With Mr O'Rourke unwavering in his support for the Premier on Sunday in the face of questions about the potential impact for Rockhampton of the Adani veto, the LNP's candidate Douglas Rodgers described Ms Palaszczuk's position "as strange”.
Mr Rodgers said he'd spoken to local Labor people who backed the development and the jobs it would bring and they were left confused by this latest twist.
"Are they selling us out for the sake of Green votes in Brisbane or are they trying to negotiate a situation?” Mr Rodgers said local Labor supporters were asking themselves.
"I don't buy the line that the LNP was going to run a smear campaign against the Premier and her partner on the basis he worked on the loan application because the LNP is in favour of the loan in principle.
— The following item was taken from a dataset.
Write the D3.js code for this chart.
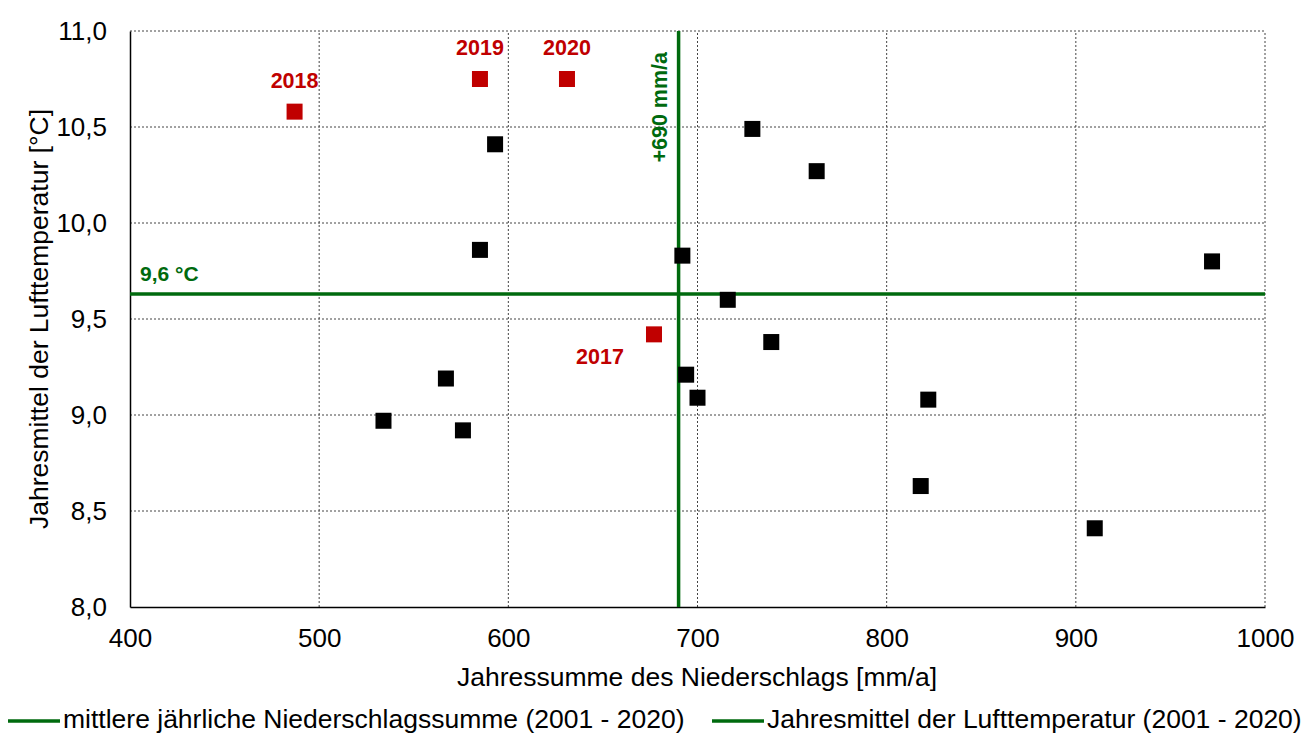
<!DOCTYPE html>
<html>
<head>
<meta charset="utf-8">
<script src="https://cdn.jsdelivr.net/npm/d3@7"></script>
<style>
  body { margin: 0; background: #fff; }
  text { font-family: "Liberation Sans", Arial, sans-serif; }
</style>
</head>
<body>
<div id="chart"></div>
<script>
// Data: annual precipitation [mm/a] vs. mean air temperature [°C], 2001-2020
let years     = [2001,2002,2003,2004,2005,2006,2007,2008,2009,2010,2011,2012,2013,2014,2015,2016,2017,2018,2019,2020];
let precip    = [593, 585, 567, 534, 576, 692, 729, 763, 716, 739, 694, 700, 822, 818, 910, 972, 677, 487, 585, 631];
let temp      = [10.41, 9.86, 9.19, 8.97, 8.92, 9.83, 10.49, 10.27, 9.60, 9.38, 9.21, 9.09, 9.08, 8.63, 8.41, 9.80, 9.42, 10.58, 10.75, 10.75];
let highlight = [2017, 2018, 2019, 2020];

let meanPrecip = 690;
let meanTemp = 9.63;

let xTicks = [400,500,600,700,800,900,1000];
let yTicks = [8.0,8.5,9.0,9.5,10.0,10.5,11.0];

let legendLabels = ["mittlere jährliche Niederschlagssumme (2001 - 2020)",
                    "Jahresmittel der Lufttemperatur (2001 - 2020)"];

// svg attributes
let svgWidth = 1311;
let svgHeight = 735;
let margin = {left: 130, right: 46, top: 31, bottom: 128};

let green = "#006a0e";
let red = "#c00000";

let svg = d3.select("#chart")
  .append("svg")
  .attr("width", svgWidth)
  .attr("height", svgHeight);

let xScale = d3.scaleLinear()
  .domain([400, 1000])
  .range([margin.left, svgWidth - margin.right]);

let yScale = d3.scaleLinear()
  .domain([8, 11])
  .range([svgHeight - margin.bottom, margin.top]);

let fmt = d => d3.format(".1f")(d).replace(".", ",");

// gridlines (dotted)
svg.append("g")
  .selectAll("line")
  .data(xTicks.slice(1))
  .enter().append("line")
  .attr("x1", d => xScale(d)).attr("x2", d => xScale(d))
  .attr("y1", yScale(8)).attr("y2", yScale(11))
  .attr("stroke", "#444").attr("stroke-width", 1).attr("stroke-dasharray", "2,2");

svg.append("g")
  .selectAll("line")
  .data(yTicks.slice(1))
  .enter().append("line")
  .attr("x1", xScale(400)).attr("x2", xScale(1000))
  .attr("y1", d => yScale(d)).attr("y2", d => yScale(d))
  .attr("stroke", "#444").attr("stroke-width", 1).attr("stroke-dasharray", "2,2");

// axes
let xAxis = svg.append("g")
  .attr("transform", `translate(0,${yScale(8)})`)
  .call(d3.axisBottom(xScale).tickValues(xTicks).tickFormat(d3.format("d")).tickSize(0).tickPadding(22));

let yAxis = svg.append("g")
  .attr("transform", `translate(${xScale(400)},0)`)
  .call(d3.axisLeft(yScale).tickValues(yTicks).tickFormat(fmt).tickSize(0).tickPadding(23));

[xAxis, yAxis].forEach(a => {
  a.attr("font-family", "'Liberation Sans', Arial, sans-serif").attr("font-size", 26);
  a.select(".domain").attr("stroke", "#000").attr("stroke-width", 1.5);
  a.selectAll("text").attr("fill", "#000");
});

// axis titles
svg.append("text")
  .attr("x", 697)
  .attr("y", 686)
  .attr("text-anchor", "middle")
  .attr("font-size", 26.5)
  .text("Jahressumme des Niederschlags [mm/a]");

svg.append("text")
  .attr("transform", `translate(48,${(yScale(8) + yScale(11)) / 2}) rotate(-90)`)
  .attr("text-anchor", "middle")
  .attr("font-size", 26.5)
  .text("Jahresmittel der Lufttemperatur [°C]");

// mean lines
svg.append("line")
  .attr("x1", xScale(meanPrecip)).attr("x2", xScale(meanPrecip))
  .attr("y1", yScale(8)).attr("y2", yScale(11))
  .attr("stroke", green).attr("stroke-width", 3.5);

svg.append("line")
  .attr("x1", xScale(400)).attr("x2", xScale(1000))
  .attr("y1", yScale(meanTemp)).attr("y2", yScale(meanTemp))
  .attr("stroke", green).attr("stroke-width", 3.5);

svg.append("text")
  .attr("transform", `translate(${xScale(meanPrecip) - 12},${yScale(11) + 21}) rotate(-90)`)
  .attr("text-anchor", "end")
  .attr("font-size", 21.5).attr("font-weight", "bold").attr("fill", green)
  .text("+690 mm/a");

svg.append("text")
  .attr("x", xScale(400) + 10)
  .attr("y", yScale(meanTemp) - 13)
  .attr("font-size", 21).attr("font-weight", "bold").attr("fill", green)
  .text("9,6 °C");

// points
let points = years.map((y, i) => ({year: y, x: precip[i], t: temp[i], hi: highlight.includes(y)}));
let size = 16;

svg.append("g")
  .selectAll("rect")
  .data(points)
  .enter().append("rect")
  .attr("x", d => xScale(d.x) - size / 2)
  .attr("y", d => yScale(d.t) - size / 2)
  .attr("width", size).attr("height", size)
  .attr("fill", d => d.hi ? red : "#000");

// year labels for highlighted points
let labelOffset = {2017: [-54, 30], 2018: [0, -24], 2019: [0, -24], 2020: [0, -24]};
svg.append("g")
  .selectAll("text")
  .data(points.filter(d => d.hi))
  .enter().append("text")
  .attr("x", d => xScale(d.x) + labelOffset[d.year][0])
  .attr("y", d => yScale(d.t) + labelOffset[d.year][1])
  .attr("text-anchor", "middle")
  .attr("font-size", 21.5).attr("font-weight", "bold").attr("fill", red)
  .text(d => d.year);

// legend
let legendX = [8, 712];
let legend = svg.append("g")
  .selectAll("g")
  .data(legendLabels)
  .enter().append("g")
  .attr("transform", (d, i) => `translate(${legendX[i]},721)`);

legend.append("line")
  .attr("x1", 0).attr("x2", 52)
  .attr("stroke", green).attr("stroke-width", 3.5);

legend.append("text")
  .attr("x", 55).attr("y", 7)
  .attr("font-size", 26.5)
  .text(d => d);
</script>
</body>
</html>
"It's only the left of the Labor Party who doesn't want it (Adani) to go ahead.”
Mr Rodgers said he was unclear on how the situation constituted a conflict of interest.
"It's not clear as to how her partner would have got financial gain... I've not seen any evidence of a conflict,” Mr Rodgers said.
"It's a rubber stamping process. I think it would be a milestone moment if they were to knock back federal funding that was going to a project in their state.”
He said he'd not heard anything about the issue until the Premier raised it on Friday.
Mr O'Rourke, who said he was provided a quick briefing note about the LNP's smear campaign against the Premier, called on the miner to get on with the job and repeatedly said the Premier's integrity was above question.
"She has decided to take this action and I support her in that,” Mr O'Rourke said.
"The Queensland Government has always said it will not contribute to a foreign, multi-billionaire and use Queensland taxpayer dollars.
"Labor has always said public money should not be provided to Adani. Adani is on record saying it does not require NAIF funding.”
Previously, Rockhampton-based LNP Senator and Minister for Northern Australia Matt Canavan said he had canvassed colleagues and no one was aware of the smear campaign.
Mr Canavan said under constitutional rules a state must sign the NAIF project finance documents with the project proponent and have a role in management of the loan.
A spokesman for the Premier told The Morning Bulletin the Premier had acted in accordance with the Integrity Commissioner's advice.
Adani is currently seeking funding for it's $16b Carmichael Mine Project where it has commenced work.
The $1b NAIF funding is part of its process. Adani has not commented on the veto decision.